All of the evidence was taken orally before the trial judge. When that is the case and the evidence is in conflict, the established rule, now so well entrenched as to be axiomatic, is that his judgment will not be disturbed on appeal unless palpably wrong, his findings from the evidence being likened unto the verdict of a jury. Wood v. Wood, 263 Ala. 384, 82 So.2d 556, and cases cited.

We do not think the evidence supports a reasonable inference contrary to the testimony of both parties which was to the effect that their relationship was that of a partnership wherein they were to share the profits and losses equally. Certain it is that under the rule stated above we cannot disturb the trial court's finding that there was a partnership. Carswell v. B. F. Kay & Son, 214 Ala. 619, 108 So. 518.

Williams testified that the partnership agreement was to become effective as of January 1, 1955, and was to last for one year; that he and Mitchell estimated that it would take from twelve to fourteen thousand dollars to make and gather the crop; that Mitchell agreed to contribute the sum of $2,500, to furnish a tractor and to actually supervise the making and harvesting of the crop.

Mitchell contended that the agreement was that the partnership should continue for a period of five years and he denied that he had agreed to contribute any money whatsoever.

It is without dispute in the evidence that at the time this cause was tried Mitchell had contributed no money to the partnership, although approximately $13,000 had been expended by Williams in connection with the farming operations.

We are of the opinion that the evidence justifies a finding by the trial court that Mitchell had failed to carry out his part of the partnership agreement; that he was insolvent and that there were no partnership funds with which to harvest the crop. In view of these circumstances, we are of the opinion that the trial court did not err in decreeing a dissolution of the partnership. § 34, Title 43, Code 1940.

It is well settled that when a right is shown to dissolve a partnership, equity will, upon an order of dissolution, appoint a receiver when in its judgment one is necessary to the proper settlement of the partnership affairs. Latimer v. Milford, 241 Ala. 147, 1 So.2d 649; Brooke v. Tucker, 149 Ala. 96, 43 So. 141; § 1162, Title 7, Code 1940.

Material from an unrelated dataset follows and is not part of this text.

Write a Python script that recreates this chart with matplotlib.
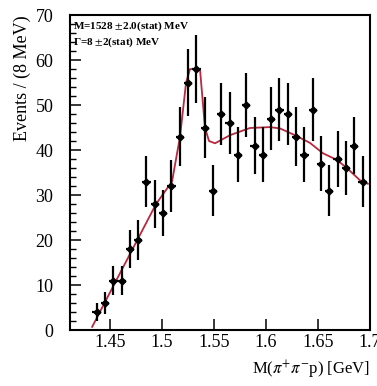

Having concluded that under the evidence presented to the trial court it was justified in dissolving the partnership and in appointing a receiver, it necessarily follows that the trial court did not err in dismissing the cross-bill which sought a decree enjoining Williams from interfering with Mitchell in continuing the farming operations.

We have considered those assignments of error argued in brief of counsel which deserve treatment and hold that they are without merit and that the decree appealed from should be affirmed. It is so ordered.


LIVINGSTON, C. J., and GOODWYN and MERRILL, JJ., concur.